Young girls are some of the best problem solvers we have. They are creative, empathetic and have great engineering minds. When I was teaching a course of young girls ages 8 – 11 compared to young boys of the same age group, the difference in attention to detail and execution in building block-based code is very visible. For example, during a basics robotics class using the Scratch programming language and framework I taught to both genders in similar age groups, the boys took the method of smash the keyboard until something works, the girls took the method of understanding what each line of code means before tackling the problem at hand.
Both approaches have their merit, however before the girls could quickly solve the tasks at hand, I perceived that they experienced a large amount of self-doubt. Unlike the boys who appeared to have an overwhelming sense of confidence in their abilities.
Where does this self-doubt originate from in girls at such a young age? As a young girl, I had experienced the same types of self-doubt while tackling my own technical education and it was disheartening to see it begin early on in life. Shortly after, when I was presenting programming workshops at a children's science fair I saw first hand when this doubt would begin to seed.
Standing at the booth we had set up, a parent approached with two kids, a son and a daughter.

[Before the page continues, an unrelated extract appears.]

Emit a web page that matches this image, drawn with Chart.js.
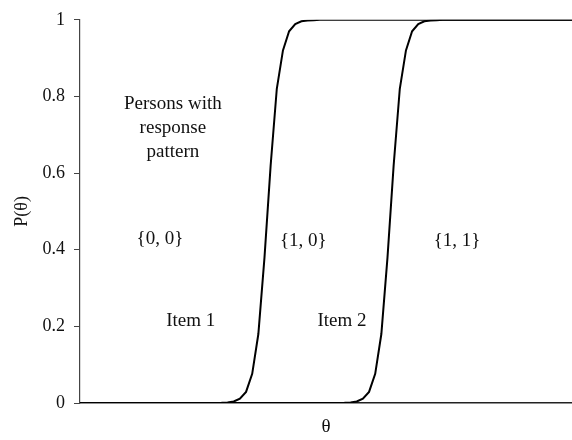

The son could have cared less about the drones, robots and VR games set up at the booth, the daughter however, who was around age 6, reached for the robot with excitement. I asked, “Do you want to build robots?” “YES!” she said. “ I don’t think she’s ready for that,” her parent said, as I watched the excitement fade from her eyes. This was most likely one of the first times she had been told “no” and inadvertently told ‘you aren’t capable enough’.
When these narratives begin early on of not being capable enough (yet) and having to be achieve something out of everything that you do, it creates a division and false lack of interest for young girls around STEM. Do not be fooled, young girls do want to build robots, build video games and be creative. I believe that these seeds of doubt grow as they age, already taking themselves out of these opportunities or coming in late and feeling lost, because the fearless encouragement was not there.
As a woman in tech, specifically cybersecurity, it is not uncommon to experience self-doubt. However, based on my years of teaching and continued commitment to the growth of young women in STEM, as individuals we can understand and minimize these fears early on, allowing for explorative curiosity and interests in deeply technical fields.
As a young cybersecurity professional and STEM educator who has tackled these challenges and continues to overcome doubt, my advice to parents, educators and cybersecurity professionals who want to see technology flourish with new ideas from young women would be:
- Equal opportunities: Never assume the interests of a child, computers have no gender and no boundaries.
- Your self-doubt does not belong on the next generation. Fear is learned through observation and the words we choose. Do not hold back a young bright girl because of your own insecurities.
- Always provide representation, it is hard for someone to see themselves overcoming obstacles if there is not someone they can identify with.
At end of the day, I encourage and empower you as professionals to uplift and empower the young women in your lives, to not gatekeep the power a little girl can feel from tackling a challenging problem and exploring fields that were restricted to us in the past. After all, they may be your boss one day.